<<<<

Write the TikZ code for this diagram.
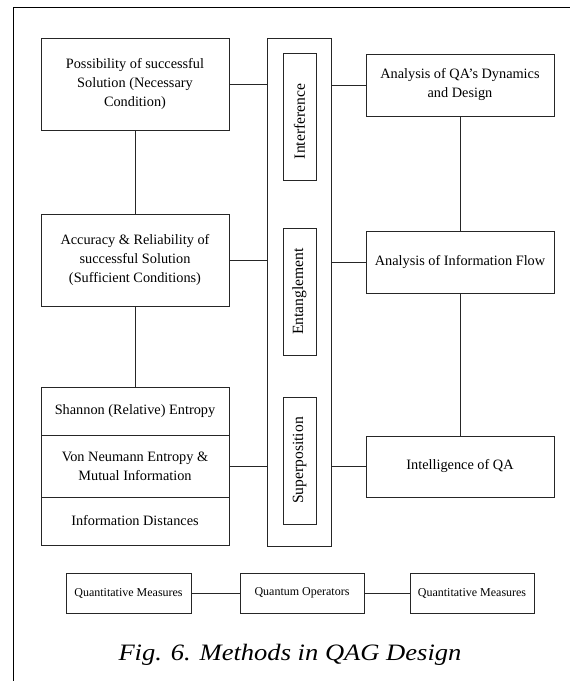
\documentclass[tikz,border=0pt]{standalone}
\usepackage{fontspec}
\setmainfont{Liberation Serif}
\begin{document}
\begin{tikzpicture}[x=1pt,y=-1pt,
  box/.style={draw=black!85, line width=0.8pt, rectangle, inner sep=0pt, align=center,
    font=\fontsize{14.3}{19}\selectfont},
  vbox/.style={box, rotate=90, font=\fontsize{15.6}{18}\selectfont},
  sbox/.style={box, font=\fontsize{12}{14}\selectfont},
  conn/.style={draw=black!85, line width=0.8pt}]
\useasboundingbox (0,0) rectangle (570,681);
\clip (0,0) rectangle (570,681);
\draw[line width=1pt] (13,7) rectangle (620,720);
% left column
\node[box, minimum width=188pt, minimum height=92pt] (A) at (135,84)
  {Possibility of successful\\Solution (Necessary\\Condition)};
\node[box, minimum width=188pt, minimum height=92pt] (B) at (135,260)
  {Accuracy \& Reliability of\\successful Solution\\(Sufficient Conditions)};
\node[box, minimum width=188pt, minimum height=48pt] (S1) at (135,411)
  {Shannon (Relative) Entropy};
\node[box, minimum width=188pt, minimum height=62pt] (S2) at (135,466)
  {Von Neumann Entropy \&\\Mutual Information};
\node[box, minimum width=188pt, minimum height=48pt] (S3) at (135,521)
  {Information Distances};
% middle column
\node[box, minimum width=64pt, minimum height=508pt] (M) at (299,292) {};
\node[vbox, minimum width=127pt, minimum height=33pt] (I1) at (299.5,116.5) {Interference\hspace*{10pt}};
\node[vbox, minimum width=127pt, minimum height=33pt] (I2) at (299.5,291.5) {Entanglement};
\node[vbox, minimum width=127pt, minimum height=33pt] (I3) at (299.5,460.5) {Superposition};
% right column
\node[box, minimum width=188pt, minimum height=62pt] (C) at (460,85)
  {Analysis of QA’s Dynamics\\and Design};
\node[box, minimum width=188pt, minimum height=62pt] (D) at (460,262)
  {Analysis of Information Flow};
\node[box, minimum width=188pt, minimum height=61pt] (E) at (460,466.5)
  {Intelligence of QA};
% bottom legend
\node[sbox, minimum width=125pt, minimum height=40pt] (L1) at (128.5,593) {Quantitative Measures};
\node[sbox, minimum width=124pt, minimum height=40pt] (L2) at (302,593) {Quantum Operators};
\node[sbox, minimum width=124pt, minimum height=40pt] (L3) at (472,593) {Quantitative Measures};
% caption
\node[font=\fontsize{23.5}{26}\itshape\selectfont, inner sep=0pt] (cap) at (290,655)
  {\scalebox{1.13}[1]{Fig. 6. Methods in QAG Design}};
% connectors
\draw[conn] (A) -- (B);
\draw[conn] (B) -- (S1);
\draw[conn] (A.east) -- (A.east -| M.west);
\draw[conn] (B.east) -- (B.east -| M.west);
\draw[conn] (S2.east) -- (S2.east -| M.west);
\draw[conn] (C.west) -- (C.west -| M.east);
\draw[conn] (D.west) -- (D.west -| M.east);
\draw[conn] (E.west) -- (E.west -| M.east);
\draw[conn] (C) -- (D);
\draw[conn] (D) -- (E);
\draw[conn] (L1) -- (L2);
\draw[conn] (L2) -- (L3);
\end{tikzpicture}
\end{document}
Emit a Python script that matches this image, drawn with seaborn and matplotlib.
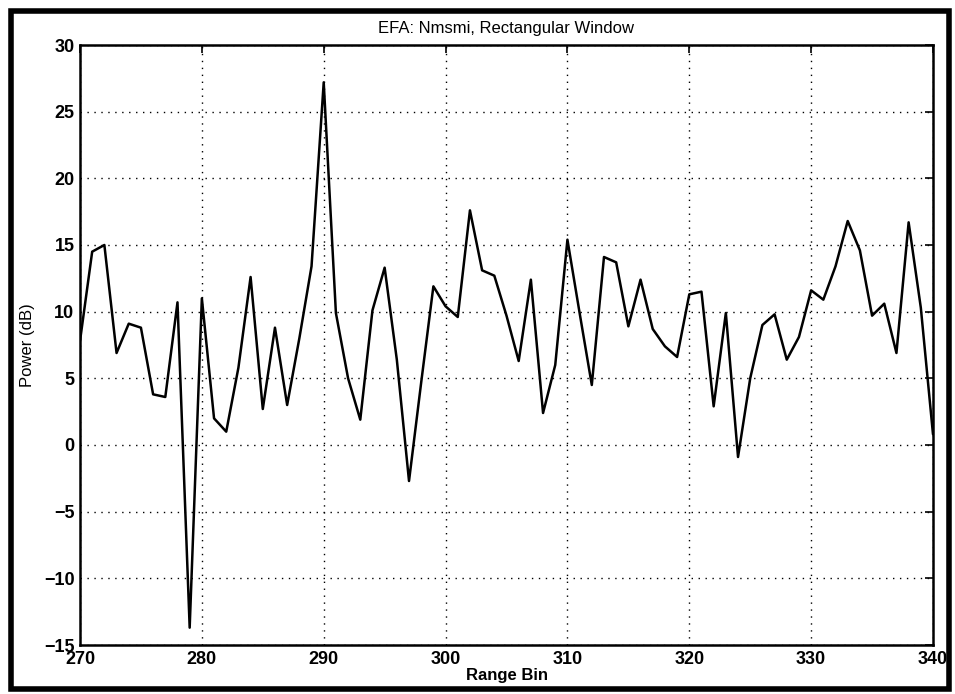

>>>>

#### GOAL OF THE EXERCISE:
Retype each entry precisely. Skip images entirely.

#### RESULT FOR THIS TASK:
Write the TikZ code for this diagram.
\documentclass[tikz,border=0pt]{standalone}
\usepackage{fontspec}
\setmainfont{Liberation Serif}
\begin{document}
\begin{tikzpicture}[x=1pt,y=-1pt,
  box/.style={draw=black!85, line width=0.8pt, rectangle, inner sep=0pt, align=center,
    font=\fontsize{14.3}{19}\selectfont},
  vbox/.style={box, rotate=90, font=\fontsize{15.6}{18}\selectfont},
  sbox/.style={box, font=\fontsize{12}{14}\selectfont},
  conn/.style={draw=black!85, line width=0.8pt}]
\useasboundingbox (0,0) rectangle (570,681);
\clip (0,0) rectangle (570,681);
\draw[line width=1pt] (13,7) rectangle (620,720);
% left column
\node[box, minimum width=188pt, minimum height=92pt] (A) at (135,84)
  {Possibility of successful\\Solution (Necessary\\Condition)};
\node[box, minimum width=188pt, minimum height=92pt] (B) at (135,260)
  {Accuracy \& Reliability of\\successful Solution\\(Sufficient Conditions)};
\node[box, minimum width=188pt, minimum height=48pt] (S1) at (135,411)
  {Shannon (Relative) Entropy};
\node[box, minimum width=188pt, minimum height=62pt] (S2) at (135,466)
  {Von Neumann Entropy \&\\Mutual Information};
\node[box, minimum width=188pt, minimum height=48pt] (S3) at (135,521)
  {Information Distances};
% middle column
\node[box, minimum width=64pt, minimum height=508pt] (M) at (299,292) {};
\node[vbox, minimum width=127pt, minimum height=33pt] (I1) at (299.5,116.5) {Interference\hspace*{10pt}};
\node[vbox, minimum width=127pt, minimum height=33pt] (I2) at (299.5,291.5) {Entanglement};
\node[vbox, minimum width=127pt, minimum height=33pt] (I3) at (299.5,460.5) {Superposition};
% right column
\node[box, minimum width=188pt, minimum height=62pt] (C) at (460,85)
  {Analysis of QA’s Dynamics\\and Design};
\node[box, minimum width=188pt, minimum height=62pt] (D) at (460,262)
  {Analysis of Information Flow};
\node[box, minimum width=188pt, minimum height=61pt] (E) at (460,466.5)
  {Intelligence of QA};
% bottom legend
\node[sbox, minimum width=125pt, minimum height=40pt] (L1) at (128.5,593) {Quantitative Measures};
\node[sbox, minimum width=124pt, minimum height=40pt] (L2) at (302,593) {Quantum Operators};
\node[sbox, minimum width=124pt, minimum height=40pt] (L3) at (472,593) {Quantitative Measures};
% caption
\node[font=\fontsize{23.5}{26}\itshape\selectfont, inner sep=0pt] (cap) at (290,655)
  {\scalebox{1.13}[1]{Fig. 6. Methods in QAG Design}};
% connectors
\draw[conn] (A) -- (B);
\draw[conn] (B) -- (S1);
\draw[conn] (A.east) -- (A.east -| M.west);
\draw[conn] (B.east) -- (B.east -| M.west);
\draw[conn] (S2.east) -- (S2.east -| M.west);
\draw[conn] (C.west) -- (C.west -| M.east);
\draw[conn] (D.west) -- (D.west -| M.east);
\draw[conn] (E.west) -- (E.west -| M.east);
\draw[conn] (C) -- (D);
\draw[conn] (D) -- (E);
\draw[conn] (L1) -- (L2);
\draw[conn] (L2) -- (L3);
\end{tikzpicture}
\end{document}
Emit a Python script that matches this image, drawn with seaborn and matplotlib.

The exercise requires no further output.